On the literature of information idea: more brooding, questions, notes.
Thanks to Glen and Jane for weighing in during the past two days. More comments and discussion, please!
What is a literature of information - on one level, this refers to literature about information. Obviously all writing is information, of course, and is about information in that writing reveals plot, description, ideology. But info lit refers to texts where information is foregrounded as unusually significant.
Consider science fiction and mystery genres. Mystery is clearly about the discovery of information, through detection and reason. Sf often (but not always) turns on the extrapolation of information in the form of a new idea. Some writers have been very much at home at the confluence of these two: Asimov, Fredric Brown, Poe.
Non-sf, non-mystery texts: Jane mentioned Umberto Eco's fiction, which is rather mystery-ish in many ways, but very much about the discovery of information. Let's go further: would religious texts focusing on communicating rules, cosmologies also be info lit? Deuteronomy, the Gita should count.
Information architecture, as per Jane: there are texts formally structured this way, like the Dictionary of the Khazars, or Ballard's "The Index." What's the relationship between this form and info lit more generally?

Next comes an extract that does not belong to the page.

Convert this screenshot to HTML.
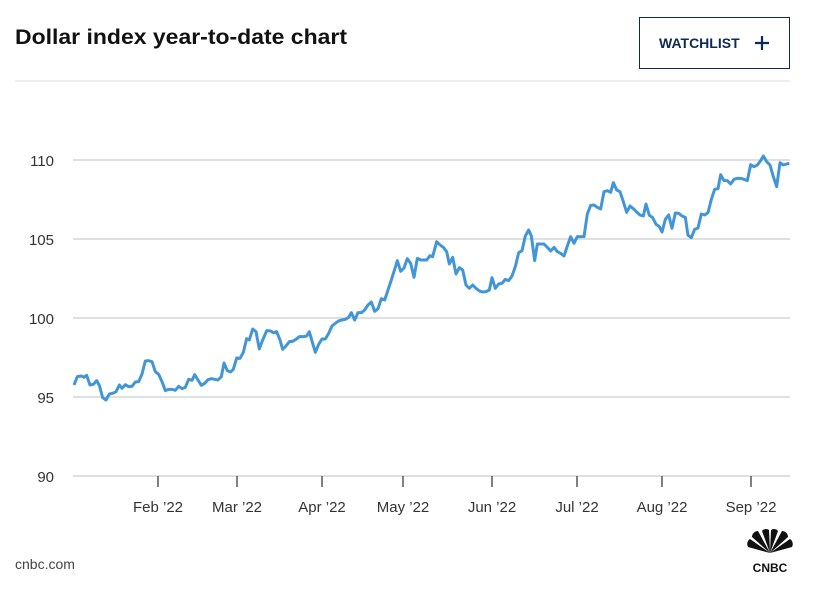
<!DOCTYPE html>
<html><head><meta charset="utf-8"><style>
body{margin:0;background:#fff;width:815px;height:595px;overflow:hidden;font-family:"Liberation Sans",sans-serif;}
</style></head><body>
<svg width="815" height="595" xmlns="http://www.w3.org/2000/svg" style="position:absolute;left:0;top:0">
<text x="15" y="44" font-size="21" font-weight="bold" fill="#111" textLength="332" lengthAdjust="spacingAndGlyphs" font-family="Liberation Sans, sans-serif">Dollar index year-to-date chart</text>
<rect x="639.5" y="17.5" width="150" height="51" fill="none" stroke="#0e2a52" stroke-width="1"/>
<text x="659" y="48" font-size="14" font-weight="bold" fill="#0e2a52" font-family="Liberation Sans, sans-serif">WATCHLIST</text>
<path d="M755 43h14M762 36v14" stroke="#0e2a52" stroke-width="2.2"/>
<line x1="15" y1="81" x2="790" y2="81" stroke="#ddd" stroke-width="1"/>
<g stroke="#d6d6d6" stroke-width="1.5">
<line x1="73" y1="160" x2="790" y2="160"/><line x1="73" y1="239" x2="790" y2="239"/>
<line x1="73" y1="318" x2="790" y2="318"/><line x1="73" y1="397" x2="790" y2="397"/>
<line x1="73" y1="476" x2="790" y2="476"/></g>
<g font-size="15" fill="#333" text-anchor="end" font-family="Liberation Sans, sans-serif">
<text x="54" y="166">110</text><text x="54" y="245">105</text><text x="54" y="324">100</text><text x="54" y="403">95</text><text x="54" y="482">90</text></g>
<g stroke="#555" stroke-width="1.5">
<line x1="158" y1="476" x2="158" y2="487"/><line x1="237" y1="476" x2="237" y2="487"/><line x1="322" y1="476" x2="322" y2="487"/><line x1="403" y1="476" x2="403" y2="487"/><line x1="492" y1="476" x2="492" y2="487"/><line x1="577" y1="476" x2="577" y2="487"/><line x1="662" y1="476" x2="662" y2="487"/><line x1="751" y1="476" x2="751" y2="487"/></g>
<g font-size="15" fill="#333" text-anchor="middle" font-family="Liberation Sans, sans-serif">
<text x="158" y="512">Feb ’22</text><text x="237" y="512">Mar ’22</text><text x="322" y="512">Apr ’22</text><text x="403" y="512">May ’22</text><text x="492" y="512">Jun ’22</text><text x="577" y="512">Jul ’22</text><text x="662" y="512">Aug ’22</text><text x="751" y="512">Sep ’22</text></g>
<g transform="translate(60,230) scale(0.33333)" fill="none" stroke="#4396d6" stroke-width="9" stroke-linejoin="round">
<polyline points="42,465 52,440 65,438 72,442 80,436 90,465 100,463 110,452 118,466 128,503 138,510 148,492 158,490 168,485 178,465 186,475 196,464 206,470 216,469 226,456 236,455 246,432 256,393 266,392 276,395 286,425 296,433 306,455 316,482 326,478 336,478 346,481 356,469 366,476 376,472 386,448 396,451 404,434 414,450 424,466 434,460 444,449 454,446 464,448 474,450 484,440 492,399 502,422 512,426 520,418 530,384 540,385 550,367 560,326 568,330 578,297 588,305 598,357 608,330 620,302 632,303 640,308 650,305 660,330 668,358 678,348 688,335 698,334 708,328 718,320 730,320 740,318 748,305 758,340 766,367 776,343 786,327 796,327 806,310 816,288 826,280 836,273 846,270 856,268 866,262 874,248 884,270 894,248 904,248 914,240 924,225 934,216 944,244 954,236 964,206 974,210 984,180 994,150 1004,118 1012,92 1022,124 1032,114 1042,86 1052,100 1062,142 1072,85 1082,90 1100,90 1110,77 1118,80 1130,35 1140,45"/></g>
<g transform="translate(430,140) scale(0.33333)" fill="none" stroke="#4396d6" stroke-width="9" stroke-linejoin="round">
<polyline points="30,315 40,322 50,335 58,372 68,352 78,402 88,383 98,390 108,435 118,445 128,435 138,445 148,453 158,456 168,455 178,450 186,413 196,445 206,432 216,430 226,418 236,422 246,408 256,380 266,338 276,332 286,288 296,270 304,288 314,362 322,312 332,312 342,312 352,322 362,333 372,322 382,335 392,340 402,348 412,318 422,290 432,310 442,290 452,290 462,290 472,222 482,196 492,195 502,202 512,207 522,155 532,152 542,157 550,128 560,150 570,155 580,185 590,217 600,198 610,206 620,216 630,225 640,228 648,192 658,226 668,233 678,253 688,260 696,276 706,238 716,225 726,265 736,219 746,220 756,228 766,232 774,286 784,293 794,268 804,264 814,222 824,225 834,218 844,178 854,148 864,146 872,104 882,122 892,122 902,132 912,118 922,115 932,115 942,118 952,122 962,74 972,80 982,75 992,62 1000,48 1010,65 1020,75 1030,110 1040,140 1050,68 1060,75 1070,72 1078,70"/></g>
<text x="15" y="569" font-size="14" fill="#444" font-family="Liberation Sans, sans-serif">cnbc.com</text>
<g transform="translate(770,553)">
<g fill="#111"><path d="M0,0 L-22,-6 A6,6 0 0 1 -20,-14Z"/><path d="M0,0 L-18,-16 A6,6 0 0 1 -12,-22Z"/><path d="M0,0 L-8,-22 A5,5 0 0 1 -1,-23Z"/><path d="M0,0 L1,-23 A5,5 0 0 1 8,-22Z"/><path d="M0,0 L12,-22 A6,6 0 0 1 18,-16Z"/><path d="M0,0 L20,-14 A6,6 0 0 1 22,-6Z"/></g>
<text x="0" y="19" font-size="12" font-weight="bold" fill="#111" text-anchor="middle" font-family="Liberation Sans, sans-serif">CNBC</text></g>
</svg>
</body></html>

I'd argue that much modern mystery is more about characters than the solving of the puzzle per se (don't know enough about the history of the genre to say when the shift occurred - post-Chandler?).
Perhaps espionage fiction is a better fit, but even there there's overlap with technothrillers and celebrations of ubercompetent Jack Ryan types and such.
Posted by: Steven | January 24, 2004 at 09:20
Bryan wrote: "Information architecture, as per Jane: there are texts formally structured this way, like the Dictionary of the Khazars, or Ballard's "The Index." What's the relationship between this form and info lit more generally?"
Ah, that's where things get interesting. The relationship is recursive: literature that's structured around a syntax of information (as opposed to a semantic of, oh, plot or meaning) is turning back upon itself an awareness of its own contingency. By contrast, literature that thematizes information implicity (rather than explicitly) evokes that contingency, but only as a plot device.
Bryan also wrote: "Let's go further: would religious texts focusing on communicating rules, cosmologies also be info lit?"
Curioser and curioser. Are rules and cosmologies information, or are they more about the ways in which information is scripted and organized (i.e., a semantic device, like plot)? I'm tempted to say that Leviticus and the Gita wouldn't count as info lit because they're focused more on content than on process and thus tend to suppress contingency rather than open it up. But, of course, to the extent that they provide rules and categories for behaving and knowing, they prescribe certain processes for both. BUT there's no recursive awareness of their own contingency as such.
So there!
Of course, I may be invoking a totally specious notion of information here. I'm rather glibly tying together information with contingency to reflect my own rather visceral sense that information always has the wetness of emergence behind its ears. It could always be otherwise, and probably already is. Info lit, as I think of it, revels in its awareness of this on as many levels as possible. This sets up a rather slippery slope for defining the genre, but, then, that's always the thing with genre, right?